Keith Mullin, IFR: Karin, do you think German corporate DCM volumes will increase in 2013?


Karin Arglebe, Commerzbank: That’s difficult to answer because 2012 was a very, very good year; better than we thought. At the beginning of the year, we always make our own evaluations, list them and see who wins. This year, I was very, very optimistic but by chance I was right.
I think we will have more debut transactions next year that will drive the market because as we said before there are a lot of small corporates in the Mittelstand and in the SDAX and MDAX and you would be surprised to see how few of them have tapped the market. A lot of these names have never done a transaction in the bond market. They’ve done Schuldscheine or they have loans, but now they are seriously considering the bond market. That’s a good thing.
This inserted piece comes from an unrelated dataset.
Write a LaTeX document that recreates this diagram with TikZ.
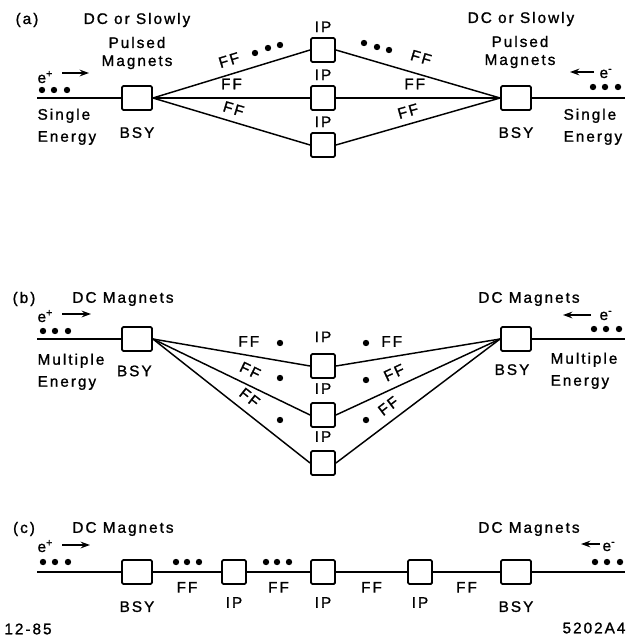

Of course, the frequent borrowers; the car makers, the utilities; will do transactions. So I think we’ll have a decent market and volume-wise a market like this year.
If you go through the new names that are considering tapping the markets, they’re also going for volume, so not just deal sizes of €250m so. A lot of new names will definitely go for benchmarks in connection with M&A activity, for example. So more names, more new names; volume wise I would hope the same.


Keith Mullin, IFR: And final word to you, Marc. What are your thoughts and expectations for next year?


Marc Mueller, Deutsche Bank: I share Christian’s outlook. The yield environment and the overall funding environment will stay attractive for corporates. In terms of supply, that will come. Maturities next year will be higher than this year - in excess of €50bn - and that will need to be refinanced. Plus we will have this continued shift from loans into capital markets. That’s something which will also continue so that will contribute to net positive new issuance next year.
And as we discussed earlier, if M&A picks up, I’m very positive that we will have a greater amount of issuance coming to market than we’ve had this year, which was higher than 2011. The long-term trend is intact. The all-time best year for the bond market could be 2013.


Keith Mullin, IFR: Ladies and gentlemen: thank you for your time and comments.